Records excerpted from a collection
****

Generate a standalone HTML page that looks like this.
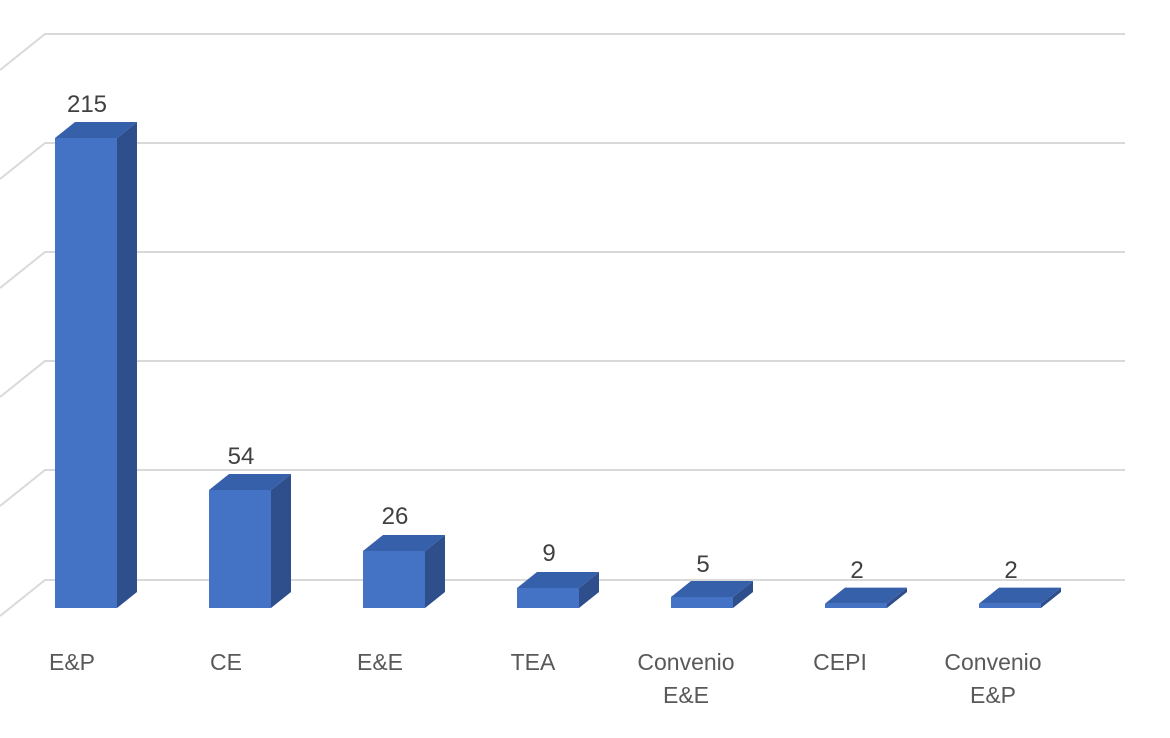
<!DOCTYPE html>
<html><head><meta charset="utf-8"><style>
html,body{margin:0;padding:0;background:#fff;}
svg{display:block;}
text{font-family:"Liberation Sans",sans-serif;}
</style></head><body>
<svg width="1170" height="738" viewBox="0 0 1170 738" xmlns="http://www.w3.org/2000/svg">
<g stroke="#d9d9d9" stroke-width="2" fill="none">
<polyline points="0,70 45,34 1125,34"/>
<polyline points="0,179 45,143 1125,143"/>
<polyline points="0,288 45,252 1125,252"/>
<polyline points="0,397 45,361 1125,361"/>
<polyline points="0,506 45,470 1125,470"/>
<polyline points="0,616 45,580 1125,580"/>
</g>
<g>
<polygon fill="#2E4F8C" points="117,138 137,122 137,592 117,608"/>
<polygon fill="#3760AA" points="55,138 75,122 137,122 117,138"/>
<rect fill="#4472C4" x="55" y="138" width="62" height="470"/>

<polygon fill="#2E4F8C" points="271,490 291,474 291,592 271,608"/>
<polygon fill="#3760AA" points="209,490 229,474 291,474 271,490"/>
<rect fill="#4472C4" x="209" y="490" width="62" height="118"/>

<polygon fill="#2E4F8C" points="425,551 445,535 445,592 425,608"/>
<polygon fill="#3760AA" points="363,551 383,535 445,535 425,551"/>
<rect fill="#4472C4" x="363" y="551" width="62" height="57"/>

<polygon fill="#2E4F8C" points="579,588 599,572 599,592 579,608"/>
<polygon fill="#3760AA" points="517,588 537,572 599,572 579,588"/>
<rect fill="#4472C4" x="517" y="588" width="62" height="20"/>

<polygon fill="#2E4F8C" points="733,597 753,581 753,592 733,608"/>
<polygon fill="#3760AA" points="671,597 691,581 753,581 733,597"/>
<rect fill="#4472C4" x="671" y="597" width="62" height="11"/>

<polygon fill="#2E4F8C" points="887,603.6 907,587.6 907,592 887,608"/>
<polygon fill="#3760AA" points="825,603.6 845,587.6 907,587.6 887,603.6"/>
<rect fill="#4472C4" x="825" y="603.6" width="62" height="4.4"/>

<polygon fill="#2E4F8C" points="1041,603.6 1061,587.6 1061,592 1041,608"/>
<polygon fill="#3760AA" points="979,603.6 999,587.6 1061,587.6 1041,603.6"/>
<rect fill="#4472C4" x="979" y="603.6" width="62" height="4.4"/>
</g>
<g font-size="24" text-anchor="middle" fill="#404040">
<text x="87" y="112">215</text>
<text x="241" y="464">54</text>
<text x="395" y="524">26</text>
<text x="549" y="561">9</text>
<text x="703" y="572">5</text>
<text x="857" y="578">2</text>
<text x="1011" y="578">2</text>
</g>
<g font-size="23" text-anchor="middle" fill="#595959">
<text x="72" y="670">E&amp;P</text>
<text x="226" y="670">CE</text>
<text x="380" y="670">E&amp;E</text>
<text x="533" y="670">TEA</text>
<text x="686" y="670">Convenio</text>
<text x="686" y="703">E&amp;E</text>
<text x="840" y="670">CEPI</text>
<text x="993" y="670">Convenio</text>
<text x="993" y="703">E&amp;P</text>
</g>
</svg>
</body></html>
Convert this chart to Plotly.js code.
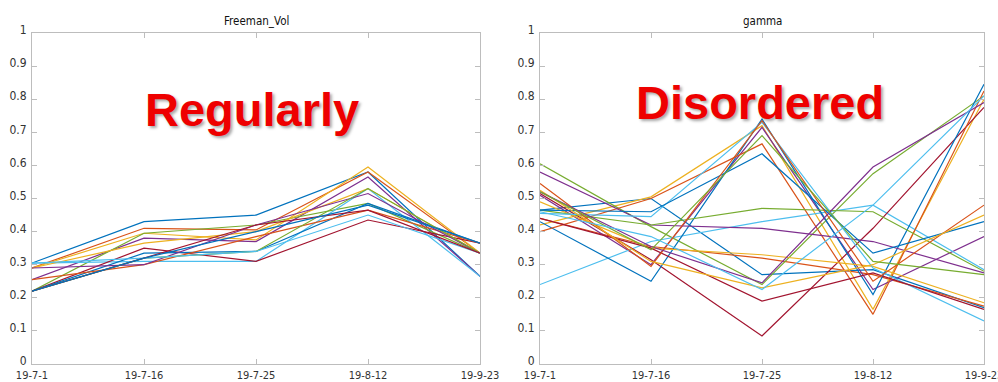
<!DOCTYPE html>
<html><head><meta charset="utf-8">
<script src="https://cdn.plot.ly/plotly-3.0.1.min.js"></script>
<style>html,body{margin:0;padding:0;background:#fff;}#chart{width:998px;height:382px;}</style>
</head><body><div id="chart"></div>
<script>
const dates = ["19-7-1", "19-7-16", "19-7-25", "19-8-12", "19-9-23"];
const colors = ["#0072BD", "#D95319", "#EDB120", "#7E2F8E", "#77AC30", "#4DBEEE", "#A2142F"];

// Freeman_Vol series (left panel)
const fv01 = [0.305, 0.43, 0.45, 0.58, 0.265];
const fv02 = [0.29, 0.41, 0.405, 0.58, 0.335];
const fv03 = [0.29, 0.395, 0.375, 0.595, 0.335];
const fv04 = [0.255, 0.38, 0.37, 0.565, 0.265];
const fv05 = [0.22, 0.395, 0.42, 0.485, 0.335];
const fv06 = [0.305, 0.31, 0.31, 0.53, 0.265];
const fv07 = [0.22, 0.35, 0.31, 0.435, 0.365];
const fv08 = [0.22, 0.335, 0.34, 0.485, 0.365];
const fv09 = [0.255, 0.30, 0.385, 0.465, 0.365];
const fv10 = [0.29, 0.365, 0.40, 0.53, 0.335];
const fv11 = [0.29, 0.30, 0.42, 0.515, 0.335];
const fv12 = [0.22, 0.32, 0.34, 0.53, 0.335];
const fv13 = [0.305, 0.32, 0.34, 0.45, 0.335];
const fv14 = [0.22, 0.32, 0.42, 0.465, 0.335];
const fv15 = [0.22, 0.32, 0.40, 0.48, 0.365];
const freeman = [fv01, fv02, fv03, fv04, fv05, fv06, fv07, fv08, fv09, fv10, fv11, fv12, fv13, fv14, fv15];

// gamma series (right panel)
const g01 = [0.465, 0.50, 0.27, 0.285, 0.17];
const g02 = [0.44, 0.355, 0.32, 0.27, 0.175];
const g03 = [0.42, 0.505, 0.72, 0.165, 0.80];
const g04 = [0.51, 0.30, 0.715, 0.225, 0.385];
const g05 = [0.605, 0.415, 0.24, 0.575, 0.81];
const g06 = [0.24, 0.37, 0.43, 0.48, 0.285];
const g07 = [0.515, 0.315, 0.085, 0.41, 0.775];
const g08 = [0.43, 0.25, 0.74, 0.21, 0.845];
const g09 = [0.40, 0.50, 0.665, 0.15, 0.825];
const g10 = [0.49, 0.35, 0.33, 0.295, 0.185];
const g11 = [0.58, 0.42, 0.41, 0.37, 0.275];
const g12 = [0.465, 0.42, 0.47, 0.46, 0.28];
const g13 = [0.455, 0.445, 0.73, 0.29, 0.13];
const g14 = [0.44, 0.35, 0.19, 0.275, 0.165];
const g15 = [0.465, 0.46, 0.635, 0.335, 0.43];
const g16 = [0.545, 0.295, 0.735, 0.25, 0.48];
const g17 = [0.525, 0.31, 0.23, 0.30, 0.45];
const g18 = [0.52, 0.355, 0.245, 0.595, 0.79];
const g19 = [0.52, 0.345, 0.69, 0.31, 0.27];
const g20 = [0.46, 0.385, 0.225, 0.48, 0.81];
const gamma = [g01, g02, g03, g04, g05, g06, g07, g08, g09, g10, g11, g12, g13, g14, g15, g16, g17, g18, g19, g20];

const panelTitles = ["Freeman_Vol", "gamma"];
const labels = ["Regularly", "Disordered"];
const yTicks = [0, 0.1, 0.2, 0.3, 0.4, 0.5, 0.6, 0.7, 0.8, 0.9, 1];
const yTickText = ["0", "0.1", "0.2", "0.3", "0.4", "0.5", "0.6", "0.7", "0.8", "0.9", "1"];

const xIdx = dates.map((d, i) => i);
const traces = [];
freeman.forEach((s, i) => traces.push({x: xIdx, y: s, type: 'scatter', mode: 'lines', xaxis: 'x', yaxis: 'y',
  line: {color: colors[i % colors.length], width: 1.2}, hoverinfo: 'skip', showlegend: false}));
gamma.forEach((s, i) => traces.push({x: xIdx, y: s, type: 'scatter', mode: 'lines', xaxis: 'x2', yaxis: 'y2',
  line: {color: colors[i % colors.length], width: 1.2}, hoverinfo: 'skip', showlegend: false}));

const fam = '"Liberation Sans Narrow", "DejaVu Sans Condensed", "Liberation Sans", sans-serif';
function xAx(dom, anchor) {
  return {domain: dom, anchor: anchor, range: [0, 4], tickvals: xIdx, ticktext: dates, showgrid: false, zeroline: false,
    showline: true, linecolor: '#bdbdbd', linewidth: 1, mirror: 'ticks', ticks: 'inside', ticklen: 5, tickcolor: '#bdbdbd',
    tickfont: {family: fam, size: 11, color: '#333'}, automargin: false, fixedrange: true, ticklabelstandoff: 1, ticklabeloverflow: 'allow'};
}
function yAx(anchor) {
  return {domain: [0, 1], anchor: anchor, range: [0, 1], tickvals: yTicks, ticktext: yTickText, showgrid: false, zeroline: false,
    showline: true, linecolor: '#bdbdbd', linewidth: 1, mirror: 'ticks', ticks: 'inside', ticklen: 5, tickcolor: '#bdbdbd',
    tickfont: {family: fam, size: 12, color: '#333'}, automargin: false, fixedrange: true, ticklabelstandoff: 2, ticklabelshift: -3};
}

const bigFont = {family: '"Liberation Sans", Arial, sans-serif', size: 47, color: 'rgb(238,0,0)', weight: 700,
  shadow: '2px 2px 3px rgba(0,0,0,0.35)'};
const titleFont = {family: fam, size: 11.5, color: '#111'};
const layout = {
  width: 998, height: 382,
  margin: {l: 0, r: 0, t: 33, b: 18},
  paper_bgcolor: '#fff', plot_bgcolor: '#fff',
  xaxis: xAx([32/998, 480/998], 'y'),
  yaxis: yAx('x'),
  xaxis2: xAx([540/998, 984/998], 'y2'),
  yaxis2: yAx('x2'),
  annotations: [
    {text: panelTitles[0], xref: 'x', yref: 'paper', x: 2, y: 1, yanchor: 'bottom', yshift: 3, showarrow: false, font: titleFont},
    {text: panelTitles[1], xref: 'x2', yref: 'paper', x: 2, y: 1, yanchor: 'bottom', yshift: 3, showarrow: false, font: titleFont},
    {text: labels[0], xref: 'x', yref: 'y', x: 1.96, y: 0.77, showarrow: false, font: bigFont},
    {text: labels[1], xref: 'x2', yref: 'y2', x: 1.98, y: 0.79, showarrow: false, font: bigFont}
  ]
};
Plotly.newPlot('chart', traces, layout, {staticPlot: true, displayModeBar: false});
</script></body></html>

****

# Objective:
Extract the part of the records that opens with the line containing "Convert this chart to Plotly.js code." and closes with the line containing "fv13, fv14, fv15];". Take only those lines, exactly, and no pictures.

# Complete output:
Convert this chart to Plotly.js code.
<!DOCTYPE html>
<html><head><meta charset="utf-8">
<script src="https://cdn.plot.ly/plotly-3.0.1.min.js"></script>
<style>html,body{margin:0;padding:0;background:#fff;}#chart{width:998px;height:382px;}</style>
</head><body><div id="chart"></div>
<script>
const dates = ["19-7-1", "19-7-16", "19-7-25", "19-8-12", "19-9-23"];
const colors = ["#0072BD", "#D95319", "#EDB120", "#7E2F8E", "#77AC30", "#4DBEEE", "#A2142F"];

// Freeman_Vol series (left panel)
const fv01 = [0.305, 0.43, 0.45, 0.58, 0.265];
const fv02 = [0.29, 0.41, 0.405, 0.58, 0.335];
const fv03 = [0.29, 0.395, 0.375, 0.595, 0.335];
const fv04 = [0.255, 0.38, 0.37, 0.565, 0.265];
const fv05 = [0.22, 0.395, 0.42, 0.485, 0.335];
const fv06 = [0.305, 0.31, 0.31, 0.53, 0.265];
const fv07 = [0.22, 0.35, 0.31, 0.435, 0.365];
const fv08 = [0.22, 0.335, 0.34, 0.485, 0.365];
const fv09 = [0.255, 0.30, 0.385, 0.465, 0.365];
const fv10 = [0.29, 0.365, 0.40, 0.53, 0.335];
const fv11 = [0.29, 0.30, 0.42, 0.515, 0.335];
const fv12 = [0.22, 0.32, 0.34, 0.53, 0.335];
const fv13 = [0.305, 0.32, 0.34, 0.45, 0.335];
const fv14 = [0.22, 0.32, 0.42, 0.465, 0.335];
const fv15 = [0.22, 0.32, 0.40, 0.48, 0.365];
const freeman = [fv01, fv02, fv03, fv04, fv05, fv06, fv07, fv08, fv09, fv10, fv11, fv12, fv13, fv14, fv15];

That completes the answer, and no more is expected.